Dataset rows
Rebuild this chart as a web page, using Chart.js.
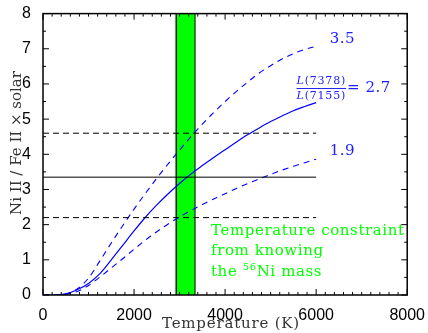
<!DOCTYPE html>
<html>
<head>
<meta charset="utf-8">
<script src="https://cdn.jsdelivr.net/npm/chart.js@4"></script>
<style>
  html, body { margin: 0; padding: 0; background: #fff; }
  #canvasArea { width: 428px; height: 333px; }
</style>
</head>
<body>
<div id="canvasArea"><canvas id="graphCanvas"></canvas></div>
<script>
// temperature grid (K)
var temps = [0, 250, 500, 750, 1000, 1250, 1500, 1750, 2000, 2250, 2500, 2750, 3000,
  3250, 3500, 3750, 4000, 4250, 4500, 4750, 5000, 5250, 5500, 5750, 6000];
// Ni II / Fe II for line ratio 2.7, 3.5 and 1.9
var ratio27 = [0, 0, 0.03, 0.15, 0.33, 0.61, 1.00, 1.41, 1.82, 2.21, 2.56, 2.88, 3.17,
  3.44, 3.68, 3.91, 4.13, 4.35, 4.56, 4.75, 4.93, 5.09, 5.24, 5.36, 5.47];
var ratio35 = [0, 0, 0.03, 0.17, 0.48, 0.97, 1.48, 1.97, 2.44, 2.89, 3.32, 3.73, 4.12,
  4.50, 4.86, 5.19, 5.50, 5.79, 6.06, 6.31, 6.52, 6.71, 6.86, 6.98, 7.07];
var ratio19 = [0, 0, 0.02, 0.10, 0.27, 0.51, 0.77, 1.03, 1.30, 1.56, 1.80, 2.02, 2.22,
  2.40, 2.57, 2.73, 2.88, 3.03, 3.17, 3.30, 3.43, 3.55, 3.66, 3.76, 3.86];
// observed abundance: best value and limits
var levels = [4.6, 3.35, 2.2];
var levelRange = [0, 6000];
// temperature band from the 56Ni mass
var bandT = [2930, 3340];
var xTicks = [0, 2000, 4000, 6000, 8000];
var yTicks = [0, 1, 2, 3, 4, 5, 6, 7, 8];

var blue = "#0000ff";
var serif = "'DejaVu Serif', serif";
var sans = "'Liberation Sans', Arial, sans-serif";

function pts(ys) {
  var out = [];
  for (var i in temps) out.push({ x: temps[i], y: ys[i] });
  return out;
}
function hline(v) {
  return [{ x: levelRange[0], y: v }, { x: levelRange[1], y: v }];
}

var datasets = [
  { data: hline(levels[0]), borderColor: "#000", borderWidth: 1, borderDash: [6, 4] },
  { data: hline(levels[1]), borderColor: "#000", borderWidth: 1 },
  { data: hline(levels[2]), borderColor: "#000", borderWidth: 1, borderDash: [6, 4] },
  { data: pts(ratio35), borderColor: blue, borderWidth: 1.1, borderDash: [6, 5], cubicInterpolationMode: "monotone" },
  { data: pts(ratio27), borderColor: blue, borderWidth: 1.2, cubicInterpolationMode: "monotone" },
  { data: pts(ratio19), borderColor: blue, borderWidth: 1.1, borderDash: [6, 5], cubicInterpolationMode: "monotone" }
];

var decor = {
  id: "decor",
  beforeDatasetsDraw: function (chart) {
    var ctx = chart.ctx, a = chart.chartArea, xs = chart.scales.x;
    var x0 = xs.getPixelForValue(bandT[0]), x1 = xs.getPixelForValue(bandT[1]);
    ctx.save();
    ctx.fillStyle = "#00ff00";
    ctx.fillRect(x0, a.top, x1 - x0, a.bottom - a.top);
    ctx.strokeStyle = "#888";
    ctx.lineWidth = 1;
    ctx.beginPath();
    ctx.moveTo(x0 - 1, a.top); ctx.lineTo(x0 - 1, a.bottom);
    ctx.stroke();
    ctx.strokeStyle = "#000";
    ctx.beginPath();
    ctx.moveTo(x0, a.top); ctx.lineTo(x0, a.bottom);
    ctx.moveTo(x1, a.top); ctx.lineTo(x1, a.bottom);
    ctx.stroke();
    ctx.restore();
  },
  afterDraw: function (chart) {
    var ctx = chart.ctx, a = chart.chartArea;
    var xs = chart.scales.x, ys = chart.scales.y;
    ctx.save();
    // frame and inward ticks on all four sides
    ctx.strokeStyle = "#000";
    ctx.lineWidth = 1.5;
    ctx.strokeRect(a.left, a.top, a.right - a.left, a.bottom - a.top);
    ctx.lineWidth = 1;
    ctx.beginPath();
    for (var t = 0; t <= 8000; t += 200) {
      var px = xs.getPixelForValue(t), len = t % 2000 === 0 ? 6 : 3;
      ctx.moveTo(px, a.bottom); ctx.lineTo(px, a.bottom - len);
      ctx.moveTo(px, a.top); ctx.lineTo(px, a.top + len);
    }
    for (var v = 0; v <= 8; v += 0.5) {
      var py = ys.getPixelForValue(v), l2 = v % 1 === 0 ? 6 : 3;
      ctx.moveTo(a.left, py); ctx.lineTo(a.left + l2, py);
      ctx.moveTo(a.right, py); ctx.lineTo(a.right - l2, py);
    }
    ctx.stroke();

    // curve labels
    ctx.fillStyle = "#2020ff";
    ctx.textBaseline = "middle";
    ctx.font = "15px " + serif;
    ctx.letterSpacing = "0.5px";
    ctx.fillText("3.5", xs.getPixelForValue(6300), ys.getPixelForValue(7.27));
    ctx.fillText("1.9", xs.getPixelForValue(6300), ys.getPixelForValue(4.1));
    var fx = xs.getPixelForValue(5570), fy = ys.getPixelForValue(5.87);
    ctx.letterSpacing = "0.8px";
    ctx.font = "italic 11px " + serif;
    var lw = ctx.measureText("L").width;
    ctx.fillText("L", fx, fy - 7);
    ctx.fillText("L", fx, fy + 8);
    ctx.font = "11px " + serif;
    ctx.fillText("(7378)", fx + lw, fy - 7);
    ctx.fillText("(7155)", fx + lw, fy + 8);
    var fw = lw + ctx.measureText("(7378)").width;
    ctx.fillRect(fx, fy - 0.5, fw, 1);
    ctx.letterSpacing = "0.5px";
    ctx.font = "15px " + serif;
    ctx.fillText("= 2.7", fx + fw + 1, fy);

    // green note
    ctx.fillStyle = "#00ff00";
    ctx.font = "15px " + serif;
    ctx.letterSpacing = "0.6px";
    var gx = xs.getPixelForValue(3690);
    ctx.fillText("Temperature constraint", gx, ys.getPixelForValue(1.82));
    ctx.fillText("from knowing", gx, ys.getPixelForValue(1.25));
    var gy = ys.getPixelForValue(0.65);
    ctx.fillText("the ", gx, gy);
    var w1 = ctx.measureText("the ").width;
    ctx.font = "10px " + serif;
    ctx.fillText("56", gx + w1, gy - 5);
    var w2 = ctx.measureText("56").width;
    ctx.font = "15px " + serif;
    ctx.fillText("Ni mass", gx + w1 + w2, gy);

    // axis titles
    ctx.fillStyle = "#333";
    ctx.font = "15px " + serif;
    ctx.letterSpacing = "0.8px";
    ctx.textAlign = "center";
    ctx.fillText("Temperature (K)", 231, 324);
    ctx.letterSpacing = "0px";
    ctx.translate(17, 143);
    ctx.rotate(-Math.PI / 2);
    ctx.fillText("Ni II / Fe II \u00d7 solar", 0, 0);
    ctx.restore();
  }
};

new Chart(document.getElementById("graphCanvas"), {
  type: "line",
  data: { datasets: datasets },
  options: {
    responsive: true,
    maintainAspectRatio: false,
    animation: false,
    events: [],
    layout: { padding: { top: 13, right: 20, left: 0, bottom: 0 } },
    elements: { point: { radius: 0 } },
    plugins: { legend: { display: false }, tooltip: { enabled: false } },
    scales: {
      x: {
        type: "linear", min: 0, max: 8000,
        grid: { display: false }, border: { display: false },
        afterFit: function (s) { s.height = 38; },
        afterBuildTicks: function (s) { s.ticks = xTicks.map(function (v) { return { value: v }; }); },
        ticks: { autoSkip: false, maxRotation: 0, padding: 3, color: "#000",
          font: { family: sans, size: 16 },
          callback: function (v) { return String(v); } }
      },
      y: {
        type: "linear", min: 0, max: 8,
        grid: { display: false }, border: { display: false },
        afterFit: function (s) { s.width = 43; },
        afterBuildTicks: function (s) { s.ticks = yTicks.map(function (v) { return { value: v }; }); },
        ticks: { padding: 4, color: "#000",
          font: { family: sans, size: 16 },
          callback: function (v) { return String(v); } }
      }
    }
  },
  plugins: [decor]
});
</script>
</body>
</html>
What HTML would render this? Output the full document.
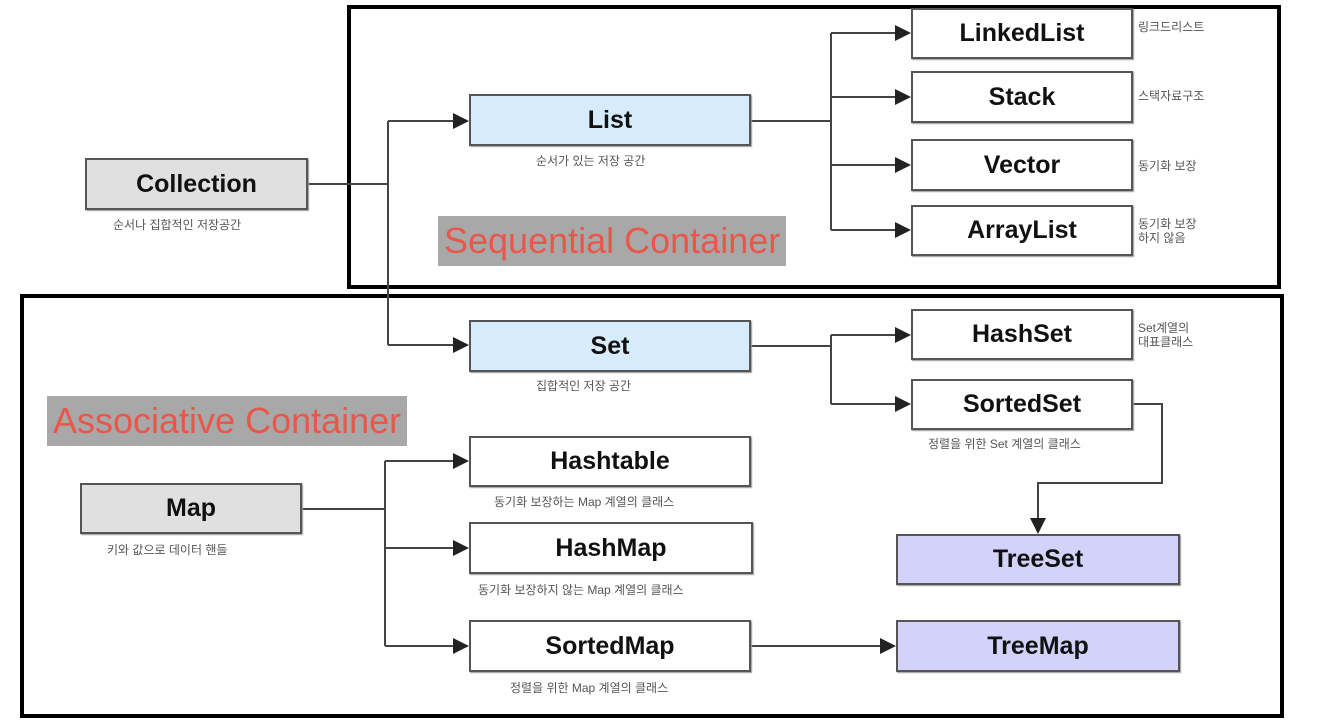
<!DOCTYPE html>
<html><head><meta charset="utf-8"><style>
body{margin:0;width:1340px;height:722px;background:#fff;position:relative;overflow:hidden;font-family:"Liberation Sans","Noto Sans CJK KR",sans-serif}
.b{position:absolute;box-sizing:border-box;border:2px solid #555;background:#fff;display:flex;align-items:center;justify-content:center;font-weight:bold;font-size:25px;color:#111;box-shadow:1px 1px 1px #999}
.g{background:#e0e0e0}.bl{background:#d6ebfb}.pu{background:#d2d2fa}
.t{position:absolute;font-size:12px;color:#555;font-family:"Liberation Sans","Noto Sans CJK KR",sans-serif;white-space:nowrap;line-height:14px}
.fr{position:absolute;box-sizing:border-box;border:4px solid #000}
.lab{position:absolute;background:#a8a8a8;color:#e8574a;font-size:36px;line-height:50px;padding:0 6px;white-space:nowrap}
svg{position:absolute;left:0;top:0}
</style></head><body>
<div class="fr" style="left:347px;top:5px;width:934px;height:284px"></div>
<div class="fr" style="left:20px;top:294px;width:1264px;height:424px"></div>
<svg width="1340" height="722">
<defs><marker id="a" markerWidth="8" markerHeight="8" refX="7" refY="4" orient="auto"><path d="M0,0L8,4L0,8z" fill="#222"/></marker></defs>
<g stroke="#444" stroke-width="2" fill="none">
<path d="M308,184H388M388,121V345M388,121H467" marker-end="url(#a)"/>
<path d="M388,345H467" marker-end="url(#a)"/>
<path d="M751,121H831M831,33V230"/>
<path d="M831,33H909" marker-end="url(#a)"/><path d="M831,97H909" marker-end="url(#a)"/>
<path d="M831,165H909" marker-end="url(#a)"/><path d="M831,230H909" marker-end="url(#a)"/>
<path d="M751,346H831M831,335V404"/>
<path d="M831,335H909" marker-end="url(#a)"/><path d="M831,404H909" marker-end="url(#a)"/>
<path d="M1133,404H1162V483H1038V532" marker-end="url(#a)"/>
<path d="M302,509H385M385,461V646"/>
<path d="M385,461H467" marker-end="url(#a)"/><path d="M385,548H467" marker-end="url(#a)"/>
<path d="M385,646H467" marker-end="url(#a)"/>
<path d="M751,646H894" marker-end="url(#a)"/>
</g></svg>
<div class="b g" style="left:85px;top:158px;width:223px;height:52px">Collection</div>
<div class="t" style="left:113px;top:218px">순서나 집합적인 저장공간</div>
<div class="b bl" style="left:469px;top:94px;width:282px;height:52px">List</div>
<div class="t" style="left:536px;top:154px">순서가 있는 저장 공간</div>
<div class="b" style="left:911px;top:8px;width:222px;height:51px">LinkedList</div>
<div class="t" style="left:1138px;top:20px">링크드리스트</div>
<div class="b" style="left:911px;top:71px;width:222px;height:52px">Stack</div>
<div class="t" style="left:1138px;top:89px">스택자료구조</div>
<div class="b" style="left:911px;top:139px;width:222px;height:52px">Vector</div>
<div class="t" style="left:1138px;top:159px">동기화 보장</div>
<div class="b" style="left:911px;top:205px;width:222px;height:51px">ArrayList</div>
<div class="t" style="left:1138px;top:217px">동기화 보장<br>하지 않음</div>
<div class="lab" style="left:438px;top:216px">Sequential Container</div>
<div class="b bl" style="left:469px;top:320px;width:282px;height:52px">Set</div>
<div class="t" style="left:536px;top:379px">집합적인 저장 공간</div>
<div class="b" style="left:911px;top:309px;width:222px;height:51px">HashSet</div>
<div class="t" style="left:1138px;top:321px">Set계열의<br>대표클래스</div>
<div class="b" style="left:911px;top:379px;width:222px;height:51px">SortedSet</div>
<div class="t" style="left:928px;top:437px">정렬을 위한 Set 계열의 클래스</div>
<div class="lab" style="left:47px;top:396px">Associative Container</div>
<div class="b g" style="left:80px;top:483px;width:222px;height:51px">Map</div>
<div class="t" style="left:107px;top:543px">키와 값으로 데이터 핸들</div>
<div class="b" style="left:469px;top:436px;width:282px;height:51px">Hashtable</div>
<div class="t" style="left:494px;top:495px">동기화 보장하는 Map 계열의 클래스</div>
<div class="b" style="left:469px;top:522px;width:284px;height:52px">HashMap</div>
<div class="t" style="left:478px;top:583px">동기화 보장하지 않는 Map 계열의 클래스</div>
<div class="b" style="left:469px;top:620px;width:282px;height:52px">SortedMap</div>
<div class="t" style="left:510px;top:681px">정렬을 위한 Map 계열의 클래스</div>
<div class="b pu" style="left:896px;top:534px;width:284px;height:51px">TreeSet</div>
<div class="b pu" style="left:896px;top:620px;width:284px;height:52px">TreeMap</div>
</body></html>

§ **Set problem**
Copy every line of the listing containing the string "document".

§ **Result of this task**
new Chart(document.getElementById("graphCanvas"), {
What HTML would render this? Output the full document.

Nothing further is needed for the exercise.